Né en 1962, ce père de deux enfants est issu d’une grande famille de la politique ivoirienne. Son père, Amadou Thiam, avait épousé une nièce du président Félix Houphouët-Boigny. Nommé ministre de l’Information alors que Tidjane avait 1 an, il est ensuite écarté du pouvoir, puis nommé ambassadeur au Maroc, avant de redevenir ministre à la fin des années 1970.
Après une scolarité en Côte d’Ivoire, Tidjane Thiam réussit des études brillantes supérieures en France. C’est à sa sortie des études, après avoir défilé en 1984 comme polytechnicien sur les Champs-Elysées le 14 juillet, qu’il se heurte au plafond de verre. C’est un cabinet de consultants américain, McKinsey, qui le recrute. Il travaille pour eux à Paris puis à New York. Mais quand le président ivoirien Henri Konan Bédié l’invite en 1994 à revenir à son pays natal, il n’hésite pas longtemps. Il devient le responsable du Bureau national d’études techniques et de développement. Quatre ans plus tard, il est promu pour devenir ministre du Plan. Quand arrive le coup d’Etat de 1999, Tidjane Thiam se retrouve sans emploi, sans carrière et sans plan de secours.
Il rejoint le cabinet McKinsey, où il est promu associé, et il reprend son travail de conseil auprès de compagnies d’assurance et de banques. Trois ans plus tard, quand il est approché par le britannique Aviva, il hésite pourtant. «J’étais prudent, raconte-t-il dans l’émission de la BBC Desert Island Disc. C’est difficile de travailler dans une langue qui n’est pas la vôtre.» Son ami Richard Harvey, qui dirigeait alors Aviva, le convainc.
L’immigré ivoirien qui travaillait en France devient alors un immigré français à la City. «J’avais dit à un ami: «Quand même, être Noir dans ce milieu, ce n’est pas facile.» Il m’a répondu: «Ne t’inquiète pas, tu es Français, et à la City, c’est bien plus handicapant. Ton accent est français.»
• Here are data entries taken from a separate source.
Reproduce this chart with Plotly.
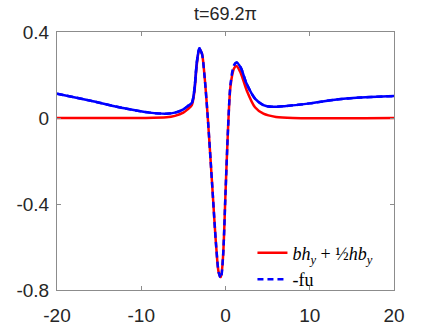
import plotly.graph_objects as go

# x positions and values for the red curve (b h_y + 1/2 h b_y)
x_red = [-20, -10, -7, -6, -5, -4.5, -4, -3.7, -3.4, -3.1, -2.8, -2.5, -2.1, -1.6, -1.1,
         -0.8, -0.55, -0.3, 0.0, 0.3, 0.6, 1.0, 1.3, 1.8, 2.5, 3.5, 4.5, 6, 8, 20]
y_red = [0, 0, 0.003, 0.01, 0.025, 0.04, 0.06, 0.12, 0.25, 0.32, 0.30, 0.20, 0.0, -0.30, -0.60,
         -0.72, -0.74, -0.65, -0.35, -0.05, 0.15, 0.23, 0.242, 0.21, 0.13, 0.05, 0.02, 0.005, 0, 0]

# x positions and values for the blue dashed curve (-fu)
x_blue = [-20, -16, -12, -9, -7, -6, -5, -4.5, -4, -3.7, -3.4, -3.1, -2.8, -2.5, -2.1, -1.6, -1.1,
          -0.8, -0.55, -0.3, 0.0, 0.3, 0.6, 1.0, 1.3, 1.8, 2.5, 3.5, 4.5, 5.5, 7, 10, 13, 16, 20]
y_blue = [0.113, 0.08, 0.045, 0.025, 0.02, 0.025, 0.04, 0.055, 0.07, 0.13, 0.26, 0.325, 0.30, 0.20,
          0.0, -0.30, -0.60, -0.72, -0.745, -0.65, -0.35, -0.05, 0.16, 0.245, 0.258, 0.235, 0.16,
          0.09, 0.06, 0.052, 0.055, 0.068, 0.085, 0.095, 0.102]

x_ticks = [-20, -10, 0, 10, 20]
x_labels = ["-20", "-10", "0", "10", "20"]
y_ticks = [0.4, 0, -0.4, -0.8]
y_labels = ["0.4", "0", "-0.4", "-0.8"]

# where the dashed curve is nearly flat, dense MATLAB dashes render as a solid stroke
flat_y = [y if (x <= -2.8 or x >= 1.0) else None for x, y in zip(x_blue, y_blue)]

fig = go.Figure()
fig.add_trace(go.Scatter(x=x_red, y=y_red, mode="lines",
                         line=dict(color="#ff0000", width=2.5, shape="spline", smoothing=0.8),
                         name="<i>bh<sub>y</sub></i> + ½<i>hb<sub>y</sub></i>"))
fig.add_trace(go.Scatter(x=x_blue, y=y_blue, mode="lines",
                         line=dict(color="#0000ff", width=2.5, dash="6px,4px", shape="spline", smoothing=0.8),
                         name="-fu"))
fig.add_trace(go.Scatter(x=x_blue, y=flat_y, mode="lines", connectgaps=False, showlegend=False,
                         line=dict(color="#0000ff", width=2.5, shape="spline", smoothing=0.8),
                         hoverinfo="skip"))

axis_common = dict(showline=True, linecolor="#8c8c8c", linewidth=1, mirror="ticks", ticks="inside",
                   ticklen=4, tickcolor="#8c8c8c", showgrid=False, zeroline=False, automargin=False,
                   tickfont=dict(family="Liberation Sans, Arial", size=19, color="#262626"))
fig.update_xaxes(range=[-20, 20], tickvals=x_ticks, ticktext=x_labels, ticklabelstandoff=8, **axis_common)
fig.update_yaxes(range=[-0.8, 0.4], tickvals=y_ticks, ticktext=y_labels, ticklabelstandoff=3, **axis_common)

fig.update_layout(
    width=436, height=327,
    margin=dict(l=57, r=42, t=32, b=37),
    paper_bgcolor="white", plot_bgcolor="white",
    title=dict(text="t=69.2π", x=(57 + 394) / 2 / 436, xanchor="center", y=1 - 14 / 327, yanchor="middle",
               font=dict(family="Liberation Sans, Arial", size=18, color="#262626")),
    legend=dict(x=0.58, y=0.215, xanchor="left", yanchor="top", bgcolor="rgba(255,255,255,0)",
                font=dict(family="Liberation Serif, DejaVu Serif", size=18, color="black"),
                itemwidth=30, tracegroupgap=0),
    showlegend=True,
)

fig.write_html("out.html", config={"displayModeBar": False},
               post_script="document.body.style.margin='0';")
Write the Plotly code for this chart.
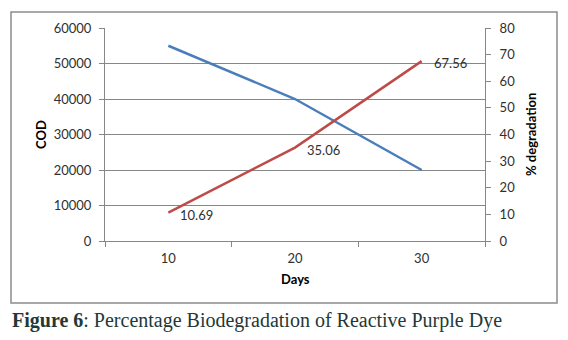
import plotly.graph_objects as go

days = ["10", "20", "30"]
cod = [55000, 40000, 20000]
degradation = [10.69, 35.06, 67.56]
deg_labels = ["10.69", "35.06", "67.56"]

W, H = 568, 340
L, R, T, B = 105, 83, 28, 99
pw, ph = W - L - R, H - T - B

def px_x(x):
    return (x - L) / pw

def px_y(y):
    return (H - B - y) / ph

FONT = "Lato, Carlito, Open Sans, sans-serif"
GRAY = "#878787"
TXT = "#303030"

fig = go.Figure()
fig.add_trace(go.Scatter(x=days, y=cod, mode="lines", line=dict(color="#4a7ebb", width=2.5),
                         showlegend=False, yaxis="y"))
fig.add_trace(go.Scatter(x=days, y=degradation, mode="lines",
                         line=dict(color="#be4b48", width=2.5), showlegend=False, yaxis="y2"))

annotations = [
    dict(text=lab, x=i, y=v, xref="x", yref="y2", xanchor="left", yanchor="middle",
         xshift=10, yshift=-2, showarrow=False, font=dict(size=13, family=FONT, color=TXT))
    for i, (v, lab) in enumerate(zip(degradation, deg_labels))
]
annotations += [
    dict(text="<b>COD</b>", xref="paper", yref="paper", x=px_x(41), y=px_y(135),
         xanchor="center", yanchor="middle",
         textangle=-90, showarrow=False, font=dict(size=13, family=FONT, color="#000")),
    dict(text="<b>% degradation</b>", xref="paper", yref="paper", x=px_x(531), y=px_y(135),
         xanchor="center", yanchor="middle",
         textangle=-90, showarrow=False, font=dict(size=13, family=FONT, color="#000")),
    dict(text="<b>Days</b>", xref="paper", yref="paper", x=px_x(295), y=px_y(279),
         xanchor="center", yanchor="middle",
         showarrow=False, font=dict(size=13, family=FONT, color="#000")),
    dict(text="<b>Figure 6</b>: Percentage Biodegradation of Reactive Purple Dye",
         xref="paper", yref="paper", x=px_x(10), y=px_y(320), xanchor="left", yanchor="middle",
         showarrow=False, font=dict(size=20, family="Liberation Serif, serif", color="#243838")),
]

fig.update_layout(
    width=W, height=H,
    margin=dict(l=L, r=R, t=T, b=B),
    paper_bgcolor="white", plot_bgcolor="white",
    font=dict(family=FONT, size=13, color=TXT),
    xaxis=dict(type="category", tickson="boundaries", ticks="outside", ticklen=5, tickcolor=GRAY,
               showline=True, linecolor=GRAY, linewidth=1, showgrid=False, zeroline=False,
               range=[-0.5, 2.5], tickfont=dict(size=13), ticklabelstandoff=5),
    yaxis=dict(range=[0, 60000], dtick=10000, showgrid=True, gridcolor=GRAY, gridwidth=1,
               showline=True, linecolor=GRAY, ticks="outside", ticklen=5, tickcolor=GRAY,
               zeroline=False, tickfont=dict(size=13), tickformat="d", ticklabelstandoff=5),
    yaxis2=dict(range=[0, 80], dtick=10, overlaying="y", side="right", showgrid=False,
                showline=True, linecolor=GRAY, ticks="outside", ticklen=5, tickcolor=GRAY,
                zeroline=False, tickfont=dict(size=13), ticklabelstandoff=6),
    shapes=[dict(type="rect", xref="paper", yref="paper",
                 x0=px_x(11), x1=px_x(557), y0=px_y(303), y1=px_y(12),
                 line=dict(color="#8c8c8c", width=1.5), layer="below")],
    annotations=annotations,
)

fig.write_html("out.html")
Devenu directeur financier d’Aviva, où il est pressenti pour prendre la tête du groupe, il surprend tout le monde en rejoignant Prudential en 2008, dont il devient le directeur général l’année suivante. Tidjane Thiam tente alors un coup qui a failli lui coûter sa carrière. Il trouve un accord avec le géant américain AIG pour lui acheter sa filiale asiatique, AIA. Objectif: devenir le leader de l’assurance vie dans cette région d’avenir. Le pari financier, à 35 milliards de dollars, est gigantesque. A tel point que c’est un échec retentissant: les actionnaires de Prudential s’y opposent.
Stoïque dans l’adversité, Tidjane Thiam fait face à une assemblée générale houleuse en juin 2010, où de nombreux actionnaires réclament publiquement sa tête. Il tient bon, reconnaît son échec et tourne la page.
Cinq ans plus tard, il est salué de tous. Le cours de bourse de Prudential a triplé, après une période d’expansion très agressive. Le bénéfice opérationnel du groupe a augmenté de 14% en 2014, dont un tiers est réalisé en Asie, un deuxième gros tiers aux Etats-Unis et le reste au Royaume-Uni. «Il n’y a pas de meilleur moment (pour quitter l’entreprise)», assure-t-il.
Une interrogation revient cependant régulièrement à propos de son transfert à Credit Suisse: Tidjane Thiam n’est pas un banquier. Il n’a jamais travaillé pour une banque. Le pari à la tête de l’institution suisse est risqué. Mais le Franco-Ivoirien a l’habitude de briser les plafonds de verre.